La chancelière allemande, Angela Merkel, a réclamé hier «la vérité et la clarté» sur quelque 200 plaintes pour des agressions sexuelles qui seraient survenues dans des écoles et pensionnats catholiques de son pays dans les années 70 et 80.

Pendant ce temps, un prêtre suisse a démissionné après avoir reconnu des agressions sexuelles sur des enfants dans les années 70.

 

De son côté, toujours hier, le primat de l'Église irlandaise, Sean Brady, s'est excusé d'avoir, dans le passé, contribué à étouffer un scandale sexuel en exigeant une promesse de silence de la part de deux présumées victimes. «J'ai honte de n'avoir pas toujours soutenu les valeurs que je défendais et en lesquelles je crois», a-t-il confié, alors que des voix s'élevaient pour réclamer sa démission.

Le pape Benoît XVI s'est quant à lui engagé à écrire aux catholiques irlandais, secoués par les révélations concernant des dizaines de milliers de cas d'agressions de mineurs, pour «favoriser le repentir, la guérison et le renouveau».

Depuis quelques semaines, les scandales impliquant des prêtres pédophiles se multiplient en Europe.
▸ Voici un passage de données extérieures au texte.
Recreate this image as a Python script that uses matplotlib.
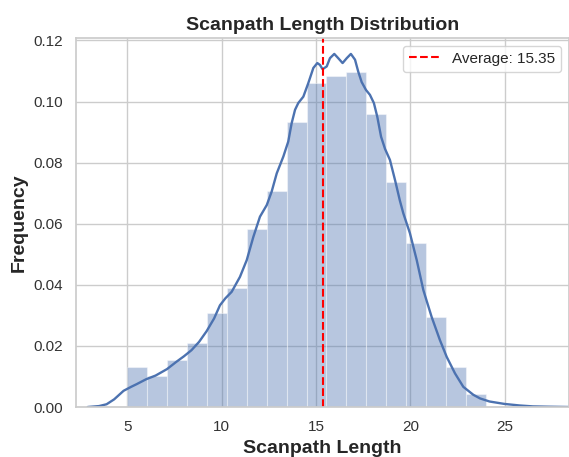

En plus de l'Irlande et de l'Allemagne, des cas récents ont été révélés en Suisse, aux Pays-Bas et en Autriche.

Le cas allemand est particulièrement délicat pour le Vatican, car les scandales éclaboussent le pape: à l'époque où il était évêque de Munich, dans les années 80, il a fait héberger un prêtre pédophile dans son diocèse, selon un récent article du Suddeutsche Zeitung.

Parallèlement, les nuages s'accumulent au-dessus du frère de Benoît XVI, Georg Ratzinger, qui a dirigé pendant 30 ans la chorale des petits chanteurs de Ratisbonne, elle aussi montrée du doigt par de présumées victimes d'agressions sexuelles. Georg Ratzinger soutient qu'il n'est pas au courant mais reconnaît que les chanteurs subissaient des punitions corporelles et qu'il a lui-même distribué quelques gifles.

Benoît XVI se fait aussi reprocher d'avoir traité dans le plus grand secret les délits sexuels dont il a forcément eu connaissance durant ses 24 ans à la tête de la Congrégation pour la doctrine de la foi.

Alerte au tsunami

Si la cascade de révélations qui s'abattent sur les catholiques allemands devait toucher davantage Benoît XVI, l'Église connaîtrait un véritable tsunami, avertit Leonard Swidler, théologien à l'université Temple, à Philadelphie, et président de l'Association pour les droits des catholiques au sein de l'Église.

Au début des années 2000, l'Église catholique américaine a été décimée par les scandales sexuels qui lui ont coûté 2 milliards de dollars en indemnisations et lui ont fait perdre des milliers de fidèles.

Ce qui fâche ces derniers, ce ne sont pas tant les cas de pédophilie comme tels que la culture du secret qui entoure ces délits, explique Leonard Swidler. Certains experts, comme le vaticaniste Giancarlo Zizola, croient que la récente série de scandales a amené Benoît XVI à rompre avec cette culture du silence. Mais ce n'est pas l'avis de Tom Doyle, un prêtre américain qui a témoigné aux procès de nombreux prêtres, notamment au Canada.

Selon lui, dans les derniers scandales, l'Église a agi comme par le passé: elle n'a admis les faits que lorsqu'elle n'avait plus le choix. Et elle ne l'a fait qu'avec des mots.

«Ce qu'il faut, c'est que les évêques qui ont protégé des pédophiles soient congédiés», tranche Tom Doyle.

Pour l'instant, le Vatican est loin de cela. La semaine dernière, le journal Osservatore Romano a plutôt défendu l'Église et dénoncé l'acharnement dont elle fait l'objet.

La fin du célibat?

La multiplication des cas de sévices sexuels parmi le clergé catholique a relancé le débat sur le célibat des prêtres. Le théologien suisse Hans Küng, très critique du Vatican, a proposé d'abolir cette exigence pour limiter les cas de pédophilie.

L'archevêque de Vienne, Christoph Schönborn, a suggéré que l'Église s'interroge sur les causes de la pédophilie, y compris sur l'impact du célibat de prêtres. «L'Église doit se demander si elle peut entretenir ce mode de vie et ce qu'elle doit y changer», a avancé pour sa part l'archevêque de Salzbourg. Mais le pape reste sourd à ces appels. «Le célibat est le signe de la consécration tout entière au Seigneur», a-t-il rappelé.

«Il faut se débarrasser du célibat des prêtres», plaide pourtant Leonard Swidler, selon qui, dépourvus de famille sur qui se reposer, privés de toute vie intime, les prêtres catholiques sont extrêmement isolés. «L'Église les tient par les couilles», résume-t-il.